Aerial and drone imagery adds to that effect, particularly on properties where lot size, water access, or proximity to amenities is part of the value story a single interior shot can't tell — though the exact size of that lift varies more by source than the core photography numbers do, so it's worth treating any specific drone percentage with some skepticism until a property's own listing data proves it out.
Source: Redfin research
Does photo quality change the sale price, or just how fast it sells?
Both. Speed and price aren't separate outcomes — they're connected through buyer psychology. A listing that draws strong early interest tends to attract more than one serious offer, and multiple offers are what push a sale price above list. Photography doesn't directly set the number a buyer offers. It sets how many buyers show up willing to compete for the property in the first place.
Twilight photography is one of the clearest examples of this effect. It doesn't just make a home look nicer — it makes the property look like it's worth a premium, which shifts buyer expectations before they've read a single line of the description. The same principle applies to well-executed floor plans and clean, wide-angle interior shots: they don't just document the home, they set the price anchor in the buyer's head before the first showing.
Why does photo quality function as a referral engine, not just a listing tool?
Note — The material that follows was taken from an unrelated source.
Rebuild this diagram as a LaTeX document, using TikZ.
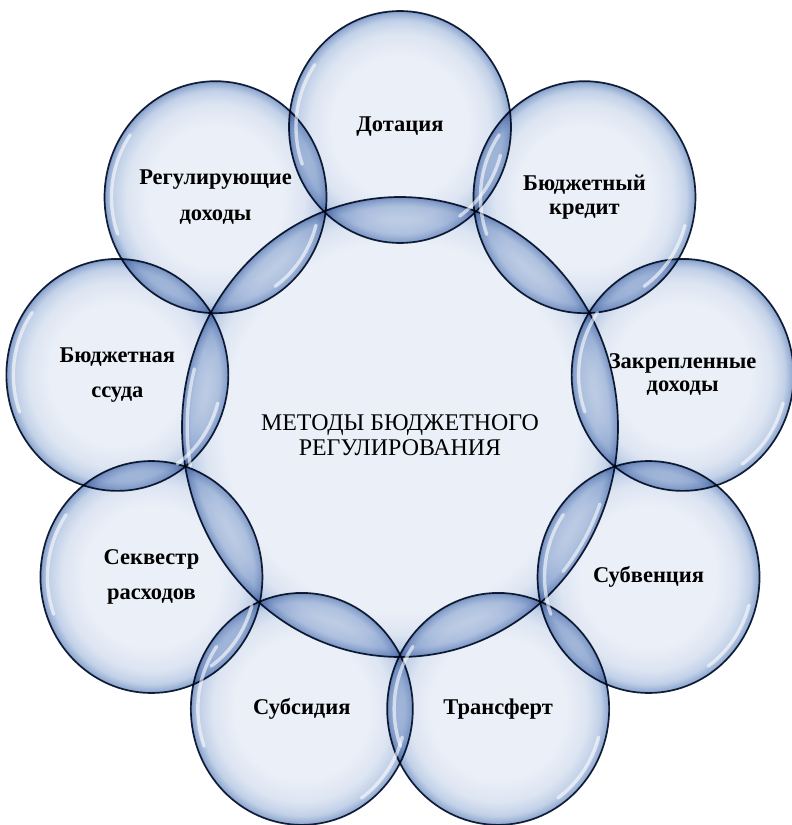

Here's the part most agents underweight about hiring a professional real estate photographer: every seller you're trying to win as a client has already looked at your past listings before you sit down at their kitchen table. They've scrolled your agent profile on the MLS or your brokerage site, and they've formed an opinion about how you market a home before you've said a word about your process.
If those past listings are sharp, consistent, and well-lit, you've already answered the seller's biggest unspoken question — will this person market my home the way it deserves — before the listing appointment even starts. If the photos are inconsistent or dim, you're walking into that meeting having to argue against evidence sitting right there on the seller's screen.
This is the part of photography ROI that never shows up in a days-on-market calculation, because it isn't tied to one transaction. It's tied to every transaction after it. Consistent, professional media across your listing history compounds — it becomes the portfolio that wins your next five listings before you've pitched a single one of them.
What separates a photography package that pays for itself from one that doesn't?
Not every photography package delivers the same return, even at similar price points. The packages that actually move a listing share a few things in common: they go beyond static interior shots, they're consistent in style across every listing an agent puts out, and they include the assets that speak directly to buyer decision-making — not just the assets that look nice in a gallery.
What quietly erases the return on a photography investment?
The listings that underperform aren't usually the ones with obviously bad photos. They're the ones with photos that are just good enough to avoid criticism and not good enough to generate momentum. These are the common real estate photography mistakes that quietly cap a listing's ROI.
- 01 Choosing a photographer on price alone. Before comparing quotes, it helps to know what real estate photography actually costs across a full-service package. The cheapest shoot on the market is rarely the one with the fastest turnaround, the most consistent editing style, or the widest service range. A lower rate that costs you three extra days on market isn't actually the cheaper option.
- 02 Skipping the floor plan. Buyers use floor plans to mentally test whether their furniture fits, whether the layout works for their family, and whether the square footage feels honest. A listing without one loses that entire layer of buyer confidence.
- 03 Inconsistent style across listings. An agent whose photos look different from one listing to the next — different lighting, different editing, different quality tier — reads as inconsistent to a seller comparing agents. Consistent style is what makes a portfolio persuasive.
- 04 Treating twilight and drone as optional upgrades. On any listing above the local median price point, skipping aerial or twilight coverage leaves value on the table that a competing agent's next listing will happily capture instead.
- 05 Using the media once and shelving it. A listing shoot is a content library, not a single-use asset. Photos and video that only ever appear on the MLS are doing a fraction of the work they're capable of.
What should agents look for in a photography partner?
Turnaround time matters more than most agents budget for — a 48-hour delay on delivery is a 48-hour delay on getting a listing live and gathering momentum. Scope matters too: a partner who delivers floor plans, twilight, and drone under one booking removes the coordination overhead of hiring three different vendors for one listing. And consistency across every shoot is what turns a photography relationship into a brand asset instead of a recurring expense.
This is also where drone and aerial capability stops being a nice-to-have. As more listings compete for the same buyer attention span, the agents pulling ahead are the ones whose media package covers the full range — not the ones still deciding whether aerial coverage is worth the add-on fee.
The bottom line
Professional photography isn't the cost of listing a home. It's the cost of giving that listing a fair shot at selling on schedule, at price, and with a seller who refers you afterward. The agents who treat it as a strategic input — not a vendor line item — are the ones building a portfolio that sells itself before the next listing appointment even starts.
The math isn't complicated. It just isn't the math most agents are running.